_Problem details_: Transcribe the material in full. Nothing should differ except that the pictures are left out.

_Dataset excerpt_:
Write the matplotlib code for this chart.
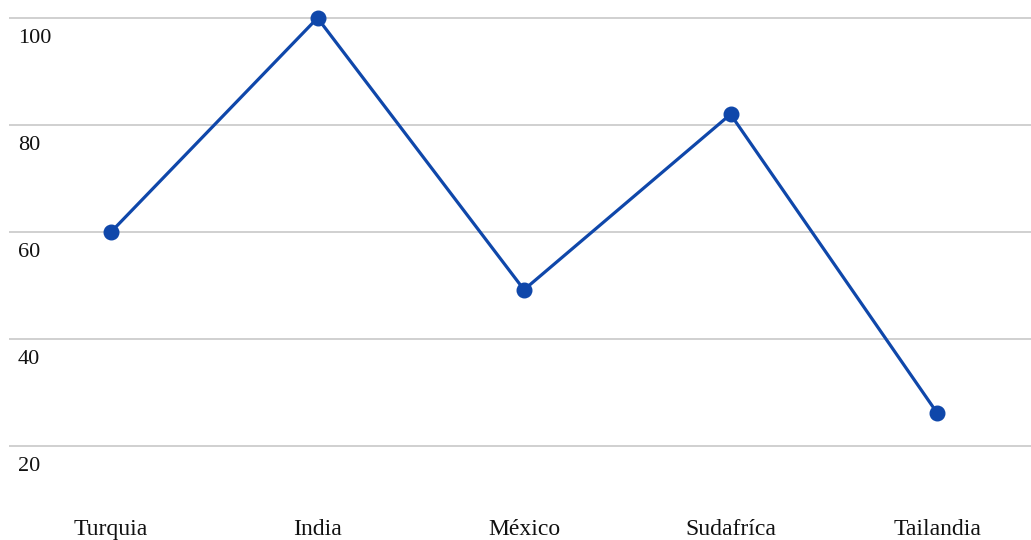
import matplotlib
matplotlib.use("Agg")
import matplotlib.pyplot as plt

countries = ["Turquia", "India", "México", "Sudafríca", "Tailandia"]
values = [60.0, 100.0, 49.2, 82.0, 26.2]
y_ticks = [20, 40, 60, 80, 100]

line_color = "#0F47AA"
grid_color = "#D0D0D0"
text_color = "#111111"
font = ["Liberation Serif", "DejaVu Serif"]

fig = plt.figure(figsize=(10.31, 5.40), dpi=100)
ax = fig.add_axes([9 / 1031, 40 / 540, 1 - 9 / 1031, 500 / 540])

x = list(range(len(countries)))
ax.plot(x, values, color=line_color, linewidth=2.3, marker="o",
        markersize=10.5, markerfacecolor=line_color, markeredgecolor=line_color,
        zorder=3)

ax.set_xlim(-0.494, 4.455)
ax.set_ylim(9.9, 103.36)

for v in y_ticks:
    ax.axhline(v, color=grid_color, linewidth=1.4, zorder=1)
    ax.annotate(str(v), xy=(0, v), xycoords=("axes fraction", "data"),
                xytext=(6.5, -8), textcoords="offset points", va="top", ha="left",
                fontsize=16, family=font, color=text_color)

ax.set_xticks(x)
ax.set_xticklabels(countries, family=font, fontsize=17, color=text_color)
ax.tick_params(axis="x", length=0, pad=14)
ax.set_yticks([])
for s in ax.spines.values():
    s.set_visible(False)

fig.savefig("out.png", dpi=100, facecolor="white")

_Answer to the problem_:
Write the matplotlib code for this chart.
import matplotlib
matplotlib.use("Agg")
import matplotlib.pyplot as plt

countries = ["Turquia", "India", "México", "Sudafríca", "Tailandia"]
values = [60.0, 100.0, 49.2, 82.0, 26.2]
y_ticks = [20, 40, 60, 80, 100]

line_color = "#0F47AA"
grid_color = "#D0D0D0"
text_color = "#111111"
font = ["Liberation Serif", "DejaVu Serif"]

fig = plt.figure(figsize=(10.31, 5.40), dpi=100)
ax = fig.add_axes([9 / 1031, 40 / 540, 1 - 9 / 1031, 500 / 540])

x = list(range(len(countries)))
ax.plot(x, values, color=line_color, linewidth=2.3, marker="o",
        markersize=10.5, markerfacecolor=line_color, markeredgecolor=line_color,
        zorder=3)

ax.set_xlim(-0.494, 4.455)
ax.set_ylim(9.9, 103.36)

for v in y_ticks:
    ax.axhline(v, color=grid_color, linewidth=1.4, zorder=1)
    ax.annotate(str(v), xy=(0, v), xycoords=("axes fraction", "data"),
                xytext=(6.5, -8), textcoords="offset points", va="top", ha="left",
                fontsize=16, family=font, color=text_color)

ax.set_xticks(x)
ax.set_xticklabels(countries, family=font, fontsize=17, color=text_color)
ax.tick_params(axis="x", length=0, pad=14)
ax.set_yticks([])
for s in ax.spines.values():
    s.set_visible(False)

fig.savefig("out.png", dpi=100, facecolor="white")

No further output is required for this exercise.